[start of Supplied material]
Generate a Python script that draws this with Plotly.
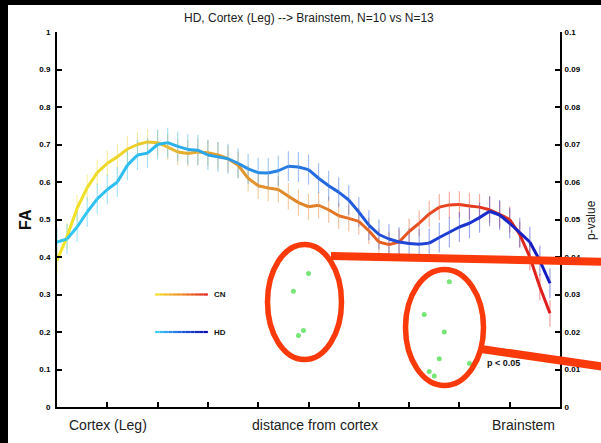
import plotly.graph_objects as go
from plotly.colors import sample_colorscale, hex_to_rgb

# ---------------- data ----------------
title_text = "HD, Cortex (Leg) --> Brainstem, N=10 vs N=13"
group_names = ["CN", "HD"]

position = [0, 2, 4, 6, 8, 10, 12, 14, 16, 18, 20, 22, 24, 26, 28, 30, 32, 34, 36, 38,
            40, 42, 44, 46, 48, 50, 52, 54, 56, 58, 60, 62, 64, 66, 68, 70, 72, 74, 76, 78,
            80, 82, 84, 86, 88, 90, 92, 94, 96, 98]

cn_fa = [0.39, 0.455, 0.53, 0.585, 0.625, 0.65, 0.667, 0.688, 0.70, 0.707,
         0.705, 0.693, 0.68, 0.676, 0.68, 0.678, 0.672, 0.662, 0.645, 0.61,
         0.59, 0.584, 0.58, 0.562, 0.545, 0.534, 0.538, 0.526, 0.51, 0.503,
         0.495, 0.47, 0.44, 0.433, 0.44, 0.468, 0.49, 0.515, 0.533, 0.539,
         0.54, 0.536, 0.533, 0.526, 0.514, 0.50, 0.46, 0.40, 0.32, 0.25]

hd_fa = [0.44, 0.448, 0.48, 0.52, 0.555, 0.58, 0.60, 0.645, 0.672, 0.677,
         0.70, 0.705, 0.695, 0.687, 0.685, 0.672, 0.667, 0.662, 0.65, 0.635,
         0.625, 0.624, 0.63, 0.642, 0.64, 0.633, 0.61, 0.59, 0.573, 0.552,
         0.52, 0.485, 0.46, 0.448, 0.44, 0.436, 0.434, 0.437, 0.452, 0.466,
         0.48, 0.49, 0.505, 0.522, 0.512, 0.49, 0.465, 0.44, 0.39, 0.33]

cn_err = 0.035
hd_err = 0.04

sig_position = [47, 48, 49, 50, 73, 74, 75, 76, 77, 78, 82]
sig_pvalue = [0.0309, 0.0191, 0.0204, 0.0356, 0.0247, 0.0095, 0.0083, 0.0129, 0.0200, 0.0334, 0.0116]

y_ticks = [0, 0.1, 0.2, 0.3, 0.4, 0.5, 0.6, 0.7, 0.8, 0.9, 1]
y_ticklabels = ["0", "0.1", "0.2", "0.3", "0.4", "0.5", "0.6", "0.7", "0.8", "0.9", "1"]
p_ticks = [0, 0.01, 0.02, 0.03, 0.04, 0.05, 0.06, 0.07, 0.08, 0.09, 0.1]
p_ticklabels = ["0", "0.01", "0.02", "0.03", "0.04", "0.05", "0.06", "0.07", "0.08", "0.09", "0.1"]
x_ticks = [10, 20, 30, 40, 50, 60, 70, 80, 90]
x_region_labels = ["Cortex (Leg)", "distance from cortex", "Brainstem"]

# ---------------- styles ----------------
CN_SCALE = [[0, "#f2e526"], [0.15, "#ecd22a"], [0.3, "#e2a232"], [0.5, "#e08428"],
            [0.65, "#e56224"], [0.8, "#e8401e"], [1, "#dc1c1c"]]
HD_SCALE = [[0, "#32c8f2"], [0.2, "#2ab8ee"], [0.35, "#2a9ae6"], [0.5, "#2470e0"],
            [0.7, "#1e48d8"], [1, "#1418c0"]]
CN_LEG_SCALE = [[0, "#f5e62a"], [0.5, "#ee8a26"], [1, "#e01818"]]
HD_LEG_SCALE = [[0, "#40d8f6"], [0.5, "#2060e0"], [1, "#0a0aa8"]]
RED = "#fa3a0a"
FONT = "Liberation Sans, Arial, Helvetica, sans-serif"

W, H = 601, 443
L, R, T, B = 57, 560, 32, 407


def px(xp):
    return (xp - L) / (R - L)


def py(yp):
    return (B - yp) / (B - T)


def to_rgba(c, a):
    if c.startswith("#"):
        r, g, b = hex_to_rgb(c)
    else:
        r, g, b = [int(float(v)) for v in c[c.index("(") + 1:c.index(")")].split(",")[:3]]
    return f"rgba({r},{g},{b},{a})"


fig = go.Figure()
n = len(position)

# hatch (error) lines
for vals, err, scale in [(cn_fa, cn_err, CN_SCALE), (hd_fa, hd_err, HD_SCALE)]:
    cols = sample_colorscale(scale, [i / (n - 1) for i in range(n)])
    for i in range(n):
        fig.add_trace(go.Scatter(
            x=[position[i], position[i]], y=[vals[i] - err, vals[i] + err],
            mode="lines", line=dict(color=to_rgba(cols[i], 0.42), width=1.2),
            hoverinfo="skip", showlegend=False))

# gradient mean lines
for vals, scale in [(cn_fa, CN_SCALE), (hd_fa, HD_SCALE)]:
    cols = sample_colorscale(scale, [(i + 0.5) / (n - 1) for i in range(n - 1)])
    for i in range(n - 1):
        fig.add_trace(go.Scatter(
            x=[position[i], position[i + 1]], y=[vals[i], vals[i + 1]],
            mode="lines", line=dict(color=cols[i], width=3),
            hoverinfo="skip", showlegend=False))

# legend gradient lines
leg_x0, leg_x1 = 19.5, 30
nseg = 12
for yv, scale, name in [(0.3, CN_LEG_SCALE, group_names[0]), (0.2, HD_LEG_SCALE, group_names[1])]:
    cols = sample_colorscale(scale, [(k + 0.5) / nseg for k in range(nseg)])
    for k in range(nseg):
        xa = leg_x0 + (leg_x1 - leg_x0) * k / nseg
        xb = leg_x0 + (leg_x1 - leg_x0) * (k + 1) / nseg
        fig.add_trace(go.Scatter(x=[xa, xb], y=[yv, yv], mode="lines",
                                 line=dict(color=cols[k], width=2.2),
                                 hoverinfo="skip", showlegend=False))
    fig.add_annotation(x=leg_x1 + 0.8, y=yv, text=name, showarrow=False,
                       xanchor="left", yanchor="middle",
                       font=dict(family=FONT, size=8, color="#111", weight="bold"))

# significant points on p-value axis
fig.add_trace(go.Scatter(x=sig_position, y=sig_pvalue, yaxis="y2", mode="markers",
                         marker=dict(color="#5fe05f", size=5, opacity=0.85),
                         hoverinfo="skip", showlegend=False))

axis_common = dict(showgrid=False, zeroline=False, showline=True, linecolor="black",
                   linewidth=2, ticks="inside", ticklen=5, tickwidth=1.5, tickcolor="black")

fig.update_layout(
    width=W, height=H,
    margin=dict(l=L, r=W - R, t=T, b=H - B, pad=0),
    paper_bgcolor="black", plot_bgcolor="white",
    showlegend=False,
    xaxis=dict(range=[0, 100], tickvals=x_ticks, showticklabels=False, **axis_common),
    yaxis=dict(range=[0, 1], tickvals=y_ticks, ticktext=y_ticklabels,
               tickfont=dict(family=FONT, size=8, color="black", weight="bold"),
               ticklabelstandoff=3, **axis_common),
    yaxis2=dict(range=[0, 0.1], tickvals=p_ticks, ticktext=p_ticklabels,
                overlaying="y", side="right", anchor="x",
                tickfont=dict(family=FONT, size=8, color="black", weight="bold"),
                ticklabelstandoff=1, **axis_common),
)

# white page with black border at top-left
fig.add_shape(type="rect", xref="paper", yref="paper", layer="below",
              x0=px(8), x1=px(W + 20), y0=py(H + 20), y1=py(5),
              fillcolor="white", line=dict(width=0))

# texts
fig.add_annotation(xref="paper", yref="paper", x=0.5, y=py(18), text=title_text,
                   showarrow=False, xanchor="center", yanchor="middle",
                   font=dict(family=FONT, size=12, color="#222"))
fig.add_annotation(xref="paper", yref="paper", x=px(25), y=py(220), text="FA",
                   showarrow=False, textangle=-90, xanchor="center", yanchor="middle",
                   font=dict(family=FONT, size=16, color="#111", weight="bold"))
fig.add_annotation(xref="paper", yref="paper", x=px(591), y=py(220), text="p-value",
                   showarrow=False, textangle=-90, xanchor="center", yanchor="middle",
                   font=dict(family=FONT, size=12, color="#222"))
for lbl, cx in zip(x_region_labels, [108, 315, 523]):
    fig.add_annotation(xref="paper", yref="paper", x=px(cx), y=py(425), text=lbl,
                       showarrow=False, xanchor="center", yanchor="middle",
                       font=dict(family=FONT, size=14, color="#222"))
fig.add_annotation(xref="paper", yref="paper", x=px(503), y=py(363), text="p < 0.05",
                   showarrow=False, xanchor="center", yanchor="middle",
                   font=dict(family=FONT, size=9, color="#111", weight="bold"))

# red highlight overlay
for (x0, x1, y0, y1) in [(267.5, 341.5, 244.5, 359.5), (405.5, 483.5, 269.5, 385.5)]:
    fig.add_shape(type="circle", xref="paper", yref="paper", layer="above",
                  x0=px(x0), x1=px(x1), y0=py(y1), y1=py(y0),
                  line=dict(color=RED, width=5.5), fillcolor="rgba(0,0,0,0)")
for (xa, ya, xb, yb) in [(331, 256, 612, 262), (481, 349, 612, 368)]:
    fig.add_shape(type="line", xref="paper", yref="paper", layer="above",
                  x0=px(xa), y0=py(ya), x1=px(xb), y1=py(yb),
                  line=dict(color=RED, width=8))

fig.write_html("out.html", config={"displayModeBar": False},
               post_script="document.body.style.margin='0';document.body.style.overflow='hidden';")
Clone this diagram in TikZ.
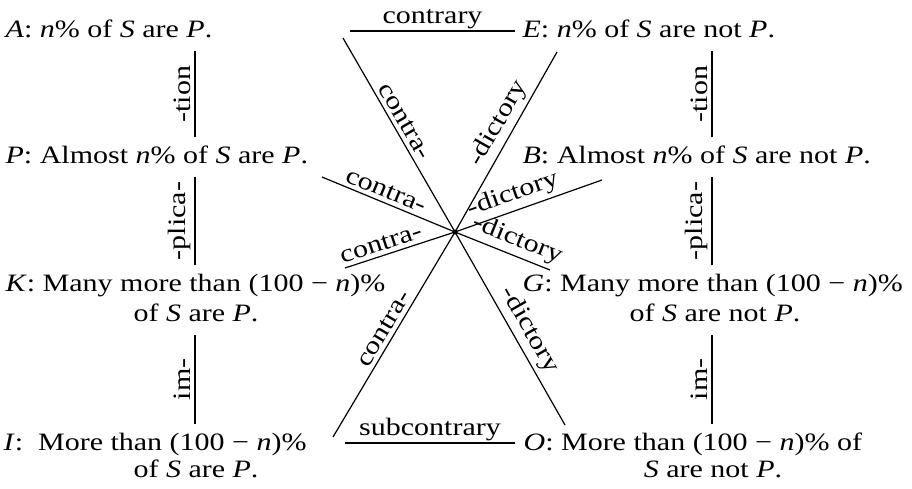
[end of Supplied material]
• Your goal: Give again exactly the lines running from the beginning of the material above through the line that contains "0.54, 0.536, 0.533, 0.526, 0.514, 0.50, 0.46, 0.40, 0.32, 0.25]", and leave out every picture.

• Task answer:
Generate a Python script that draws this with Plotly.
import plotly.graph_objects as go
from plotly.colors import sample_colorscale, hex_to_rgb

# ---------------- data ----------------
title_text = "HD, Cortex (Leg) --> Brainstem, N=10 vs N=13"
group_names = ["CN", "HD"]

position = [0, 2, 4, 6, 8, 10, 12, 14, 16, 18, 20, 22, 24, 26, 28, 30, 32, 34, 36, 38,
            40, 42, 44, 46, 48, 50, 52, 54, 56, 58, 60, 62, 64, 66, 68, 70, 72, 74, 76, 78,
            80, 82, 84, 86, 88, 90, 92, 94, 96, 98]

cn_fa = [0.39, 0.455, 0.53, 0.585, 0.625, 0.65, 0.667, 0.688, 0.70, 0.707,
         0.705, 0.693, 0.68, 0.676, 0.68, 0.678, 0.672, 0.662, 0.645, 0.61,
         0.59, 0.584, 0.58, 0.562, 0.545, 0.534, 0.538, 0.526, 0.51, 0.503,
         0.495, 0.47, 0.44, 0.433, 0.44, 0.468, 0.49, 0.515, 0.533, 0.539,
         0.54, 0.536, 0.533, 0.526, 0.514, 0.50, 0.46, 0.40, 0.32, 0.25]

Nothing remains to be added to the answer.